Gittins Gallery Reopens with ‘Return’


The Alvin Gittins Gallery on the University of Utah campus in Salt Lake City on March 14, 2022. (Photo by Edie Raines | The Daily Utah Chronicle)

By Edie Raines, Copy Editor


The Alvin Gittins Gallery has just celebrated the grand opening of its new location with the debut of its inaugural exhibition, “Return,” featuring artwork from University of Utah fine arts alumni.

Making Art Accessible

Now located on the south side of the Film & Media Arts Building’s top floor, the ADA-accessible Alvin Gittins Gallery contains multiple installation spaces but is still small enough to make a quick, impromptu visit whenever you like. The gallery, which was once in the ART building, is now just a few steps from the Marriott Library’s main entrance, making a trip to a beautiful art gallery between classes almost too enticing.

The gallery is named after Alvin Gittins, a painter who was once the chair of the U’s art department and their resident artist.
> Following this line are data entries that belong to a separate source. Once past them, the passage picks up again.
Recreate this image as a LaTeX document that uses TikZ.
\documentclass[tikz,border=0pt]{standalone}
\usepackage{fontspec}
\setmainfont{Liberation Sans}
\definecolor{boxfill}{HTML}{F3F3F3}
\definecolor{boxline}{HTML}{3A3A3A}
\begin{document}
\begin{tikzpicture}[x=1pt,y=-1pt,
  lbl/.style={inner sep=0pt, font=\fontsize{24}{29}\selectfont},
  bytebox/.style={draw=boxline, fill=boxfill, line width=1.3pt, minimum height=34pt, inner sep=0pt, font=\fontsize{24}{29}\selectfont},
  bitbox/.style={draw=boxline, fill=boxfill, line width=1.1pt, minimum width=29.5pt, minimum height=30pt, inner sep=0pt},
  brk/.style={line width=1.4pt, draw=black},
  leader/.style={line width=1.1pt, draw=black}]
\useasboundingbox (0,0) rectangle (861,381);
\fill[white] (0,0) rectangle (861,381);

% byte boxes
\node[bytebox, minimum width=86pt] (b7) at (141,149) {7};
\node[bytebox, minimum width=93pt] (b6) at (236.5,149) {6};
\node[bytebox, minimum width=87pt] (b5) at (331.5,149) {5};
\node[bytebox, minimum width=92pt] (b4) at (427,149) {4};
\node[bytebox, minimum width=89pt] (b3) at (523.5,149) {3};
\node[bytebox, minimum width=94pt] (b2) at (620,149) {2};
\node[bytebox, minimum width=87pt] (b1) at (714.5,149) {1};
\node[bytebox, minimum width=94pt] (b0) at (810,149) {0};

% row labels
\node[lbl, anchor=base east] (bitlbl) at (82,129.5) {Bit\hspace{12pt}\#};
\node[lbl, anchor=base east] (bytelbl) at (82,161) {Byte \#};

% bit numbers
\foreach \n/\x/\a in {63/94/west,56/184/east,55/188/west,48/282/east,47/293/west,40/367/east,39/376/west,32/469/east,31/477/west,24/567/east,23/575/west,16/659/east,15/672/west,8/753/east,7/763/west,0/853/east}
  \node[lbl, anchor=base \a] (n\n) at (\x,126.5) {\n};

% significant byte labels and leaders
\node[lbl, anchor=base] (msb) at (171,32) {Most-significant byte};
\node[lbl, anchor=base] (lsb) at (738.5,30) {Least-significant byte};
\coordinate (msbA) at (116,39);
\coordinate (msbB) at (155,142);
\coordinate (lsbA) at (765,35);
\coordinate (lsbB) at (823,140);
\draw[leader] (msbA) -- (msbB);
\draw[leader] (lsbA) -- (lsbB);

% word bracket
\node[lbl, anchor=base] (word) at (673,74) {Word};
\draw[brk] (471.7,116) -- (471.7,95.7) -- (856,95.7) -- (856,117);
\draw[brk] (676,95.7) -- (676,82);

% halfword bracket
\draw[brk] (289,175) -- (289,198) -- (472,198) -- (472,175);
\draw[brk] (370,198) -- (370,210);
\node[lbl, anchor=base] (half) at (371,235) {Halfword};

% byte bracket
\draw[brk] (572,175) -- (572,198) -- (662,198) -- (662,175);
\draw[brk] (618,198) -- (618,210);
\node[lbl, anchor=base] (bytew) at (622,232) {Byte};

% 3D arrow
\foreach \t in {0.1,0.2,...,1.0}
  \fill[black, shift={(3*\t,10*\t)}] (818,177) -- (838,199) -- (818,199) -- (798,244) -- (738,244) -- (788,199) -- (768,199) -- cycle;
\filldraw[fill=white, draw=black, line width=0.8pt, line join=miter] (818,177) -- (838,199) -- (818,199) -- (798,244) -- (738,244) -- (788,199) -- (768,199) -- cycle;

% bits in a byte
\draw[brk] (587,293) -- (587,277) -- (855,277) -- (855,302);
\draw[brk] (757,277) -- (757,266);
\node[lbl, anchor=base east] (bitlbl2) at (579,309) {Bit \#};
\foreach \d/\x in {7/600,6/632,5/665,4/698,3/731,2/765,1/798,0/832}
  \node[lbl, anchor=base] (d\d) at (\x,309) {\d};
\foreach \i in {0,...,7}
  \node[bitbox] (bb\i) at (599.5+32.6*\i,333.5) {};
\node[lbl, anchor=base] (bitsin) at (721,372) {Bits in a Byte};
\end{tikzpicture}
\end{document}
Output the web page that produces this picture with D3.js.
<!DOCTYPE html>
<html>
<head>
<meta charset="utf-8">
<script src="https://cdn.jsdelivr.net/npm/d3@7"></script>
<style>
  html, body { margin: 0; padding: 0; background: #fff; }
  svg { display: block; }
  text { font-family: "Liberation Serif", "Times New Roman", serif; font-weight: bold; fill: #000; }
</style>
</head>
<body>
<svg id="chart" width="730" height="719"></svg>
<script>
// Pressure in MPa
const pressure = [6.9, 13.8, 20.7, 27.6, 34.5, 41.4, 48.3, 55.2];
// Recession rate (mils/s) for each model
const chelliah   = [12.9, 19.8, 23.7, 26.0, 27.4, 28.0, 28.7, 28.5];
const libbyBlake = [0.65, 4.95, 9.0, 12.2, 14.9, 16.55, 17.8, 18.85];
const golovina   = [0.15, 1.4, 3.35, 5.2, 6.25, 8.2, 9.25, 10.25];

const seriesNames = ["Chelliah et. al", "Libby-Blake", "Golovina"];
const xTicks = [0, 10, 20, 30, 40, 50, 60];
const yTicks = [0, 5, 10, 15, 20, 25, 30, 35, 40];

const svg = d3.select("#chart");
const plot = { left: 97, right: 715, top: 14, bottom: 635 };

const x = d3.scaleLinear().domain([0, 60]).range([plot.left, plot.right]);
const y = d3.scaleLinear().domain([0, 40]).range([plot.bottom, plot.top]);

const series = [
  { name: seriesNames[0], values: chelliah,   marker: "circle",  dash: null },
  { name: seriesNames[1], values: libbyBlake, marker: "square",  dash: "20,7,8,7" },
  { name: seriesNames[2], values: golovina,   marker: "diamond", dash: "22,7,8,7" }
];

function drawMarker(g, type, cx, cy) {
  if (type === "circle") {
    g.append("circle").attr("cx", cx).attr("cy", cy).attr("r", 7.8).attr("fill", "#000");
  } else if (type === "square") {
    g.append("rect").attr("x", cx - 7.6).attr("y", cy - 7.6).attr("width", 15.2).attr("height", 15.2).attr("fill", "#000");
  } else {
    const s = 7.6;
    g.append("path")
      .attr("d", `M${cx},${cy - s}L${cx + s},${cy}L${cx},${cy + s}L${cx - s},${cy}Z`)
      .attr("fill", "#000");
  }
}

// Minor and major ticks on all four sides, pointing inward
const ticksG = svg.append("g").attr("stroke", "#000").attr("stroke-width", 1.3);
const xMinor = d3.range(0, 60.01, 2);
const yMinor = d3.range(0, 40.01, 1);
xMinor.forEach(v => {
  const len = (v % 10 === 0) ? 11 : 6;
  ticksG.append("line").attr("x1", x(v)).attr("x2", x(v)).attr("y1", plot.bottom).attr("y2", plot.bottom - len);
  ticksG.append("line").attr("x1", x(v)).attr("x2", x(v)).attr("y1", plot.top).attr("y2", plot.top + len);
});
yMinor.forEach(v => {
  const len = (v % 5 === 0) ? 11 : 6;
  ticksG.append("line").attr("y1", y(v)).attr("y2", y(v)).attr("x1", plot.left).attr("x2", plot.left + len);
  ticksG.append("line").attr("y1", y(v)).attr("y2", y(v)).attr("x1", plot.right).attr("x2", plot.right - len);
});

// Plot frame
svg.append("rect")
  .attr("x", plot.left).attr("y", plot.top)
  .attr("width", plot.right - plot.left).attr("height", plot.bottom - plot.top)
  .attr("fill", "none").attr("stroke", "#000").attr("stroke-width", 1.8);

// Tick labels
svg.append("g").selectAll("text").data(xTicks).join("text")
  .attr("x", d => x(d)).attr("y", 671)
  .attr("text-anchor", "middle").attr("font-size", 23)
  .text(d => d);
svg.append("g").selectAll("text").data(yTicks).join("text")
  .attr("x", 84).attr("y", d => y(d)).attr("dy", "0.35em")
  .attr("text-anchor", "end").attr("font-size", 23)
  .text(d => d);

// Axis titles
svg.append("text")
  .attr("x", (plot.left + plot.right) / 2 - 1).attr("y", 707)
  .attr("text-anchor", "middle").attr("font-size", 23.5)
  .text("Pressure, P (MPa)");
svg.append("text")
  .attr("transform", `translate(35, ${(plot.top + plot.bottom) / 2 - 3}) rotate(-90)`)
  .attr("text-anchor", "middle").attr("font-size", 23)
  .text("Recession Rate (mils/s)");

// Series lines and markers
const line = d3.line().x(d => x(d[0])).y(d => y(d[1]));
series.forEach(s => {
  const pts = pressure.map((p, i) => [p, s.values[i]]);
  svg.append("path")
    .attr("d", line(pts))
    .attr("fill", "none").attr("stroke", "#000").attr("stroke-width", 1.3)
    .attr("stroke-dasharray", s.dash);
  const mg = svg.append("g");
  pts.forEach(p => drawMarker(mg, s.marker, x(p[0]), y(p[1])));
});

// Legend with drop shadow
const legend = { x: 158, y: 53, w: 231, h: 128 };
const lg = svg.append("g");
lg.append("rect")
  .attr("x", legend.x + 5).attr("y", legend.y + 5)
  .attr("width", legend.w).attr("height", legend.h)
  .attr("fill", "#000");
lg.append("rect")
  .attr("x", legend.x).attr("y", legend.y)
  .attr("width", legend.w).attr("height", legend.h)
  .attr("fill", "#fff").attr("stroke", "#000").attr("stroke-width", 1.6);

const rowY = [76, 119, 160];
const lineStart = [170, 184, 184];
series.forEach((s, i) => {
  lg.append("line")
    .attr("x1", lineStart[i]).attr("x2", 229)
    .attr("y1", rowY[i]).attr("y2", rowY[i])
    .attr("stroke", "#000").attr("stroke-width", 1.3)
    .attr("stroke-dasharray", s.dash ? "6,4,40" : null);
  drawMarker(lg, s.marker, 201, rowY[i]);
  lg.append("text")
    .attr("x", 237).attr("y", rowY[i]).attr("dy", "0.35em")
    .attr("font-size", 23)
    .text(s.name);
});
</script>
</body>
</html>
The space will be used to showcase “more contemporary and experimental works.”

Unifying the Diverse

“Return” is an amalgamation of the works of artists from an array of backgrounds and disciplines, all of whom spent time honing their craft in the U’s art department. Each piece in the collection is unique: there are large prints, portraits, paintings of graphic car crashes, pieces of petrified wood and what looked to me like an enormous, decaying spine that matched the gallery’s walls, turning the space that displays the pieces into the exhibit’s rib cage and becoming part of the work itself.

One piece I couldn’t take my eyes off was a hanging sculpture of a large eye with a naked woman hanging from the lower eyelid. The woman’s eyes were such a bright shade of blue and so realistically designed they were frightening to look at. I happened to visit the gallery at the same time as a group of art students on a field trip; shamelessly eavesdropping on their sophisticated reactions to pieces, I heard one student say it was as if she was “begging you to look at her.”

Another piece that stayed with me was a collection of pictures printed on crystalized fabric, the folds of the cloth solidifying and bringing a new dimension to otherwise flat images. I couldn’t help but think of the people in the pictures as family members and the crystals as salt from the Great Salt Lake. Interestingly, I could not prove or disprove my theory as I could not find a single plaque stating either the title of each work or the name of the artist. Every piece had to simultaneously stand for itself and work with the others, folding clashing mediums into a unified body of work, just as the U once did for each of these very unique artists. 

Besides “Return,” visitors to the Alvin Gittins Gallery can also interact with “Road Work: Memories Under Construction,” an installation/research project started at Columbia University in 2014. The project consists of a white wall with the phrase “Please share with us” followed by a series of prompts: “What do you like best about Salt Lake City?”, “What would you change about Salt Lake City?”, “Do you think life in Salt Lake City will continue to change?” and more. Visitors are given sticky notes to write answers on and stick to the gallery wall, allowing space for everyone’s voice in a type of venue once associated with class separation and snobbism.

“Return” will remain on display through April 14.